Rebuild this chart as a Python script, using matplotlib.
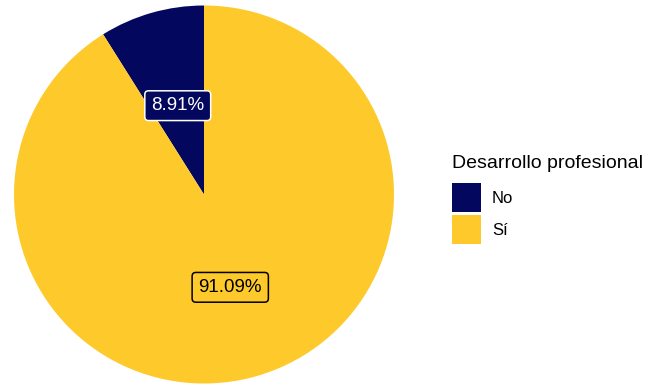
import matplotlib
matplotlib.use("Agg")
import matplotlib.pyplot as plt

plt.rcParams['font.family'] = ['Liberation Sans', 'DejaVu Sans']

categorias = ['No', 'Sí']
porcentajes = [8.91, 91.09]
colores = ['#03085E', '#FEC92B']
titulo_leyenda = 'Desarrollo profesional'

W, H = 645, 385
fig = plt.figure(figsize=(W / 100, H / 100), dpi=100)
fig.patch.set_facecolor('white')

# pie centred at (204, 194.5) px, radius about 190 px
cx, cy, rx, ry = 204, 194.5, 190, 189
ax = fig.add_axes([(cx - rx) / W, (H - cy - ry) / H, 2 * rx / W, 2 * ry / H])
wedges, _, autotexts = ax.pie(porcentajes, colors=colores, startangle=90,
                              counterclock=True, radius=1,
                              autopct='%.2f%%', pctdistance=0.5,
                              wedgeprops=dict(linewidth=0))
ax.set_xlim(-1, 1)
ax.set_ylim(-1, 1)
ax.set_aspect('auto')
ax.axis('off')

# label boxes: white on navy, black on yellow
estilos = [('white', colores[0], 'white'), ('black', colores[1], 'black')]
for t, (fg, bg, borde) in zip(autotexts, estilos):
    t.set_fontsize(13.5)
    t.set_color(fg)
    t.set_va('center_baseline')
    t.set_bbox(dict(boxstyle='round,pad=0.34,rounding_size=0.2',
                    facecolor=bg, edgecolor=borde, linewidth=1.1))

leg = fig.legend(wedges, categorias, title=titulo_leyenda,
                 loc='upper left', bbox_to_anchor=(452 / W, 1 - 155 / H),
                 frameon=False, fontsize=12, title_fontsize=14,
                 handlelength=1.74, handleheight=2.3, labelspacing=0.18,
                 handletextpad=0.66, borderpad=0, borderaxespad=0,
                 alignment='left')
leg._legend_box.sep = 8

fig.savefig('out.png', dpi=100, facecolor='white')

__________

Copy every line of the data word for word, omitting the images.

Rebuild this chart as a Python script, using matplotlib.
import matplotlib
matplotlib.use("Agg")
import matplotlib.pyplot as plt

plt.rcParams['font.family'] = ['Liberation Sans', 'DejaVu Sans']

categorias = ['No', 'Sí']
porcentajes = [8.91, 91.09]
colores = ['#03085E', '#FEC92B']
titulo_leyenda = 'Desarrollo profesional'

W, H = 645, 385
fig = plt.figure(figsize=(W / 100, H / 100), dpi=100)
fig.patch.set_facecolor('white')

# pie centred at (204, 194.5) px, radius about 190 px
cx, cy, rx, ry = 204, 194.5, 190, 189
ax = fig.add_axes([(cx - rx) / W, (H - cy - ry) / H, 2 * rx / W, 2 * ry / H])
wedges, _, autotexts = ax.pie(porcentajes, colors=colores, startangle=90,
                              counterclock=True, radius=1,
                              autopct='%.2f%%', pctdistance=0.5,
                              wedgeprops=dict(linewidth=0))
ax.set_xlim(-1, 1)
ax.set_ylim(-1, 1)
ax.set_aspect('auto')
ax.axis('off')

# label boxes: white on navy, black on yellow
estilos = [('white', colores[0], 'white'), ('black', colores[1], 'black')]
for t, (fg, bg, borde) in zip(autotexts, estilos):
    t.set_fontsize(13.5)
    t.set_color(fg)
    t.set_va('center_baseline')
    t.set_bbox(dict(boxstyle='round,pad=0.34,rounding_size=0.2',
                    facecolor=bg, edgecolor=borde, linewidth=1.1))

leg = fig.legend(wedges, categorias, title=titulo_leyenda,
                 loc='upper left', bbox_to_anchor=(452 / W, 1 - 155 / H),
                 frameon=False, fontsize=12, title_fontsize=14,
                 handlelength=1.74, handleheight=2.3, labelspacing=0.18,
                 handletextpad=0.66, borderpad=0, borderaxespad=0,
                 alignment='left')
leg._legend_box.sep = 8

fig.savefig('out.png', dpi=100, facecolor='white')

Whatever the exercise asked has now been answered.